* **What is being asked**: Extract the lines up to and including the one that contains "18, 9, 9, 11]", starting with the first line of the entries below, and omit the pictures.

— Start Supplied information —

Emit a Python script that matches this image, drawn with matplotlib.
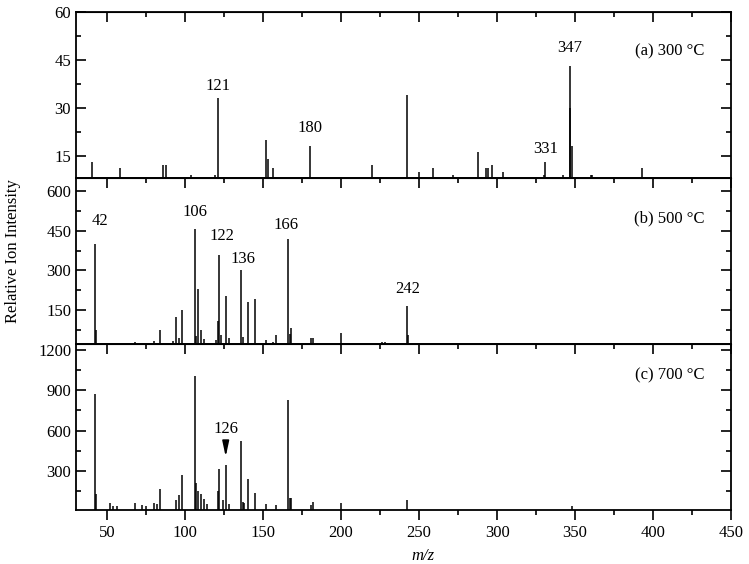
import numpy as np
import matplotlib
matplotlib.use('Agg')
import matplotlib.pyplot as plt
from matplotlib.ticker import MultipleLocator

plt.rcParams['font.family'] = ['Liberation Serif', 'DejaVu Serif']
plt.rcParams['font.size'] = 12

# (a) 300 C
mz_a = [40, 58, 86, 88, 104, 119, 121, 152, 153, 156, 180, 220, 242, 250, 259,
        272, 288, 293, 294, 297, 304, 330, 331, 342, 346.5, 347, 348, 360, 361, 393]
int_a = [13, 11, 12, 12, 9, 9, 33, 20, 14, 11, 18, 12, 34, 10, 11,
         9, 16, 11, 11, 12, 10, 9, 13, 9, 30, 43, 18, 9, 9, 11]

# (b) 500 C
mz_b = [42, 43, 68, 80, 84, 92, 94, 96, 98, 106, 107, 108, 110, 112, 120, 121,
        122, 123, 126, 128, 136, 137, 140, 145, 152, 156, 158, 166, 167, 168,
        181, 182, 200, 226, 228, 242, 243]
int_b = [400, 75, 27, 33, 73, 33, 125, 42, 150, 458, 50, 228, 73, 40, 35, 110,
         358, 55, 204, 42, 300, 48, 182, 193, 35, 28, 55, 420, 60, 80,
         42, 45, 62, 30, 30, 165, 55]

# (c) 700 C
mz_c = [42, 43, 52, 54, 56, 68, 72, 75, 80, 82, 84, 94, 96, 98, 106, 107, 108,
        110, 112, 114, 121, 122, 124, 126, 128, 136, 137, 138, 140, 145, 152,
        158, 166, 167, 168, 181, 182, 200, 242, 348]
int_c = [875, 125, 62, 40, 40, 62, 45, 37, 57, 50, 168, 80, 120, 270, 1010, 210,
         150, 130, 88, 50, 150, 313, 85, 340, 55, 523, 70, 57, 240, 138, 52,
         47, 825, 95, 95, 47, 68, 57, 83, 40]

# peak labels: (m/z, text, x offset px, y offset px above the peak top)
labels_a = [(121, '121', 0, 12), (180, '180', 0, 18), (347, '347', -1, 18), (331, '331', 0, 13)]
labels_b = [(42, '42', 5, 23), (106, '106', 0, 17), (122, '122', 2, 19),
            (136, '136', 2, 11), (166, '166', -2, 14), (242, '242', 1, 17)]

panels = [
    (mz_a, int_a, (8, 60), 15, '(a) 300 °C', 0.76, labels_a),
    (mz_b, int_b, (21, 651), 150, '(b) 500 °C', 0.757, labels_b),
    (mz_c, int_c, (8, 1245), 300, '(c) 700 °C', 0.813, []),
]

fig = plt.figure(figsize=(7.49, 5.64), dpi=100)
left, right = 76 / 749, 731 / 749
tops = [12, 178, 344]
h = 166

axes = []
for i, (mz, inten, ylim, step, title, ty, labels) in enumerate(panels):
    ax = fig.add_axes([left, 1 - (tops[i] + h) / 564, right - left, h / 564])
    ax.vlines(mz, 0, inten, color='black', lw=1.1)
    ax.set_xlim(30, 450)
    ax.set_ylim(*ylim)
    ax.xaxis.set_major_locator(MultipleLocator(50))
    ax.xaxis.set_minor_locator(MultipleLocator(25))
    ax.yaxis.set_major_locator(MultipleLocator(step))
    ax.yaxis.set_minor_locator(MultipleLocator(step / 2))
    ax.tick_params(axis='y', which='both', direction='in', left=True, right=True, width=1.2)
    ax.tick_params(axis='y', which='major', length=7)
    ax.tick_params(axis='y', which='minor', length=3.5)
    for s in ax.spines.values():
        s.set_linewidth(1.3)
    sec = ax.secondary_xaxis('top')
    sec.xaxis.set_major_locator(MultipleLocator(50))
    sec.xaxis.set_minor_locator(MultipleLocator(25))
    sec.tick_params(which='both', direction='in', labeltop=False, width=1.2)
    sec.tick_params(which='major', length=7)
    sec.tick_params(which='minor', length=3.5)
    if i < 2:
        ax.tick_params(axis='x', which='both', bottom=False, labelbottom=False)
    else:
        ax.tick_params(axis='x', which='both', direction='out', width=1.2)
        ax.tick_params(axis='x', which='major', length=7)
        ax.tick_params(axis='x', which='minor', length=3.5)
    ax.text(0.96, ty, title, transform=ax.transAxes, ha='right', va='center', fontsize=12)
    d = dict(zip(mz, inten))
    for m, lab, dx, dy in labels:
        ax.annotate(lab, (m, d[m]), xytext=(dx * 0.72, dy * 0.72), textcoords='offset points',
                    ha='center', va='center', fontsize=12)
    axes.append(ax)

# arrow marking m/z 126 in panel (c)
axes[2].annotate('126', xy=(126, 405), xytext=(126, 615), ha='center', va='center',
                 fontsize=12,
                 arrowprops=dict(arrowstyle='-|>,head_length=0.65,head_width=0.14',
                                 color='black', lw=1.2,
                                 mutation_scale=14, shrinkA=4, shrinkB=0))

fig.text(13 / 749, 1 - 251 / 564, 'Relative Ion Intensity', rotation=90,
         ha='center', va='center', fontsize=12)
fig.text(423 / 749, 1 - 556 / 564, 'm/z', style='italic', ha='center', va='center',
         fontsize=12)

fig.savefig('out.png', dpi=100)
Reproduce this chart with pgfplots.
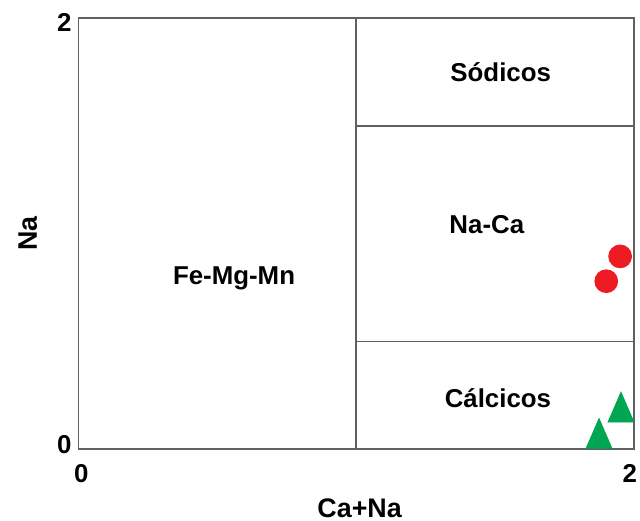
\documentclass[border=0pt]{standalone}
\usepackage{pgfplots}
\pgfplotsset{compat=1.18}
\usepackage{fontspec}
\setmainfont{Liberation Sans}
\definecolor{mred}{HTML}{ED1C24}
\definecolor{mgreen}{HTML}{00A651}
\definecolor{frame}{HTML}{606060}
\begin{document}
\begin{tikzpicture}
\begin{axis}[
  scale only axis,
  width=279.5pt, height=217pt,
  xmin=0, xmax=2, ymin=0, ymax=2,
  xtick={0.01,1.985}, xticklabels={0,2},
  ytick={0.023,1.977}, yticklabels={0,2},
  major tick length=0pt,
  /pgf/number format/assume math mode=true,
  tick label style={font=\fontsize{13}{15}\selectfont\bfseries},
  x tick label style={yshift=-4pt},
  label style={font=\fontsize{13.5}{16}\selectfont\bfseries},
  xlabel={Ca+Na}, ylabel={Na},
  x label style={at={(axis description cs:0.506,-0.136)}, anchor=center},
  y label style={at={(axis description cs:-0.0913,0.5)}, anchor=center},
  axis line style={frame, line width=0.8pt},
  clip=false,
]
\coordinate (SW) at (rel axis cs:0,0);
\coordinate (NE) at (rel axis cs:1,1);
\draw[frame, line width=0.8pt] (axis cs:1,0) -- (axis cs:1,2);
\draw[frame, line width=0.8pt] (axis cs:1,1.5) -- (axis cs:2,1.5);
\draw[frame, line width=0.8pt] (axis cs:1,0.5) -- (axis cs:2,0.5);
\node[font=\fontsize{13}{15}\selectfont\bfseries] at (axis cs:1.52,1.75) {Sódicos};
\node[font=\fontsize{13}{15}\selectfont\bfseries] at (axis cs:1.47,1.04) {Na-Ca};
\node[font=\fontsize{13}{15}\selectfont\bfseries] at (axis cs:0.56,0.79) {Fe-Mg-Mn};
\node[font=\fontsize{13}{15}\selectfont\bfseries] at (axis cs:1.51,0.235) {Cálcicos};
\addplot[only marks, mark=*, mark size=5.75pt, color=mred, mark options={draw=mred, fill=mred}]
  coordinates {(1.95,0.894) (1.90,0.779)};
\addplot[only marks, mark=triangle*, mark size=10pt, color=mgreen, mark options={draw=mgreen, fill=mgreen, xscale=0.75}]
  coordinates {(1.953,0.172) (1.874,0.05)};
\end{axis}
\pgfresetboundingbox
\path[use as bounding box] ([shift={(-39.5pt,-36pt)}]SW) rectangle ([shift={(3pt,9pt)}]NE);
\end{tikzpicture}
\end{document}
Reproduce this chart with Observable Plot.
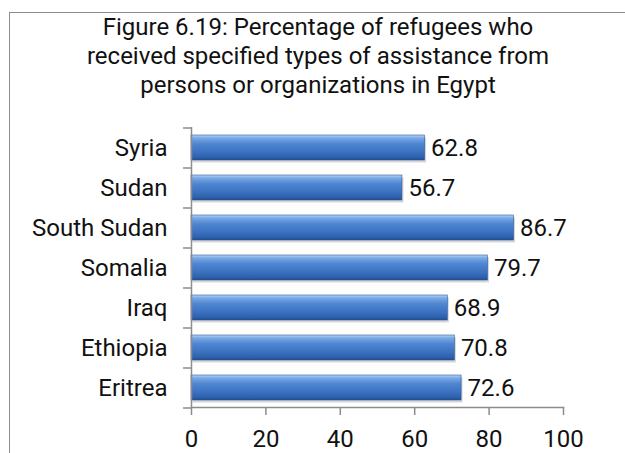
<!DOCTYPE html>
<html>
<head>
<meta charset="utf-8">
<script src="https://cdn.jsdelivr.net/npm/d3@7"></script>
<script src="https://cdn.jsdelivr.net/npm/@observablehq/plot@0.6"></script>
<style>
  body { margin: 0; background: #fff; }
  #wrap { position: relative; width: 625px; height: 453px; overflow: hidden; background: #fff;
          font-family: Roboto, "Noto Sans", sans-serif; }
  #box { position: absolute; left: 9px; top: 12px; width: 700px; height: 500px;
         border-top: 1.5px solid #8c8c8c; border-left: 1.5px solid #8c8c8c; }
  #title { position: absolute; left: 0; top: 0; width: 636px; height: 100px; text-align: center;
           font-size: 24px; line-height: 29px; color: #111; padding-top: 13px; box-sizing: border-box; }
  #chart { position: absolute; left: 0; top: 100px; }
</style>
</head>
<body>
<div id="wrap">
  <div id="box"></div>
  <div id="title">Figure 6.19: Percentage of refugees who<br>received specified types of assistance from<br>persons or organizations in Egypt</div>
  <div id="chart"></div>
</div>
<script>
const countries = ["Syria", "Sudan", "South Sudan", "Somalia", "Iraq", "Ethiopia", "Eritrea"];
const values = [62.8, 56.7, 86.7, 79.7, 68.9, 70.8, 72.6];
const xTicks = [0, 20, 40, 60, 80, 100];

const data = countries.map((c, i) => ({country: c, value: values[i]}));

const defsMark = () => {
  const svg = d3.create("svg:g");
  const defs = svg.append("defs");
  const g = defs.append("linearGradient").attr("id", "barGrad")
    .attr("x1", 0).attr("y1", 0).attr("x2", 0).attr("y2", 1);
  [["0%", "#b9d3f3"], ["12%", "#7aa9e6"], ["35%", "#4f86d2"], ["70%", "#3a70bf"], ["92%", "#2b5ea8"], ["100%", "#1f4a88"]]
    .forEach(([o, c]) => g.append("stop").attr("offset", o).attr("stop-color", c));
  return svg.node();
};

const chart = Plot.plot({
  width: 625,
  height: 353,
  marginLeft: 191,
  marginRight: 62,
  marginTop: 27,
  marginBottom: 46,
  style: {fontFamily: "Roboto, 'Noto Sans', sans-serif", fontSize: "24px", color: "#111", background: "transparent", overflow: "visible"},
  x: {domain: [0, 100], ticks: xTicks, label: null},
  y: {domain: countries, paddingInner: 0.375, paddingOuter: 0.1875, label: null},
  marks: [
    defsMark,
    Plot.barX(data, {x: "value", y: "country", fill: "#8a8a8a", fillOpacity: 0.35, dx: 1.5, dy: 2.5}),
    Plot.barX(data, {x: "value", y: "country", fill: "url(#barGrad)", stroke: "#2a5a9e", strokeWidth: 0.6}),
    Plot.text(data, {x: "value", y: "country", text: d => d.value.toFixed(1), textAnchor: "start", dx: 6, fill: "#111", fontSize: 24}),
    Plot.ruleX([0], {stroke: "#8c8c8c", strokeWidth: 1.5}),
    Plot.ruleY(countries, {y: d => d, x1: 0, x2: 0, insetRight: 8, dy: -20, stroke: "#8c8c8c", strokeWidth: 1.5}),
    Plot.ruleY(countries.slice(-1), {y: d => d, x1: 0, x2: 0, insetRight: 8, dy: 20, stroke: "#8c8c8c", strokeWidth: 1.5}),
    Plot.axisY({tickSize: 0, tickPadding: 24, fontSize: 24, fill: "#111"}),
    Plot.axisX({ticks: xTicks, tickSize: 8, tickPadding: 14, stroke: "#8c8c8c", strokeWidth: 1.5, fontSize: 24, fill: "#111", strokeOpacity: 1}),
    Plot.frame({anchor: "bottom", stroke: "#8c8c8c", strokeWidth: 1.5})
  ]
});
document.getElementById("chart").appendChild(chart);
</script>
</body>
</html>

— End Supplied information —

* **Task result**:
Emit a Python script that matches this image, drawn with matplotlib.
import numpy as np
import matplotlib
matplotlib.use('Agg')
import matplotlib.pyplot as plt
from matplotlib.ticker import MultipleLocator

plt.rcParams['font.family'] = ['Liberation Serif', 'DejaVu Serif']
plt.rcParams['font.size'] = 12

# (a) 300 C
mz_a = [40, 58, 86, 88, 104, 119, 121, 152, 153, 156, 180, 220, 242, 250, 259,
        272, 288, 293, 294, 297, 304, 330, 331, 342, 346.5, 347, 348, 360, 361, 393]
int_a = [13, 11, 12, 12, 9, 9, 33, 20, 14, 11, 18, 12, 34, 10, 11,
         9, 16, 11, 11, 12, 10, 9, 13, 9, 30, 43, 18, 9, 9, 11]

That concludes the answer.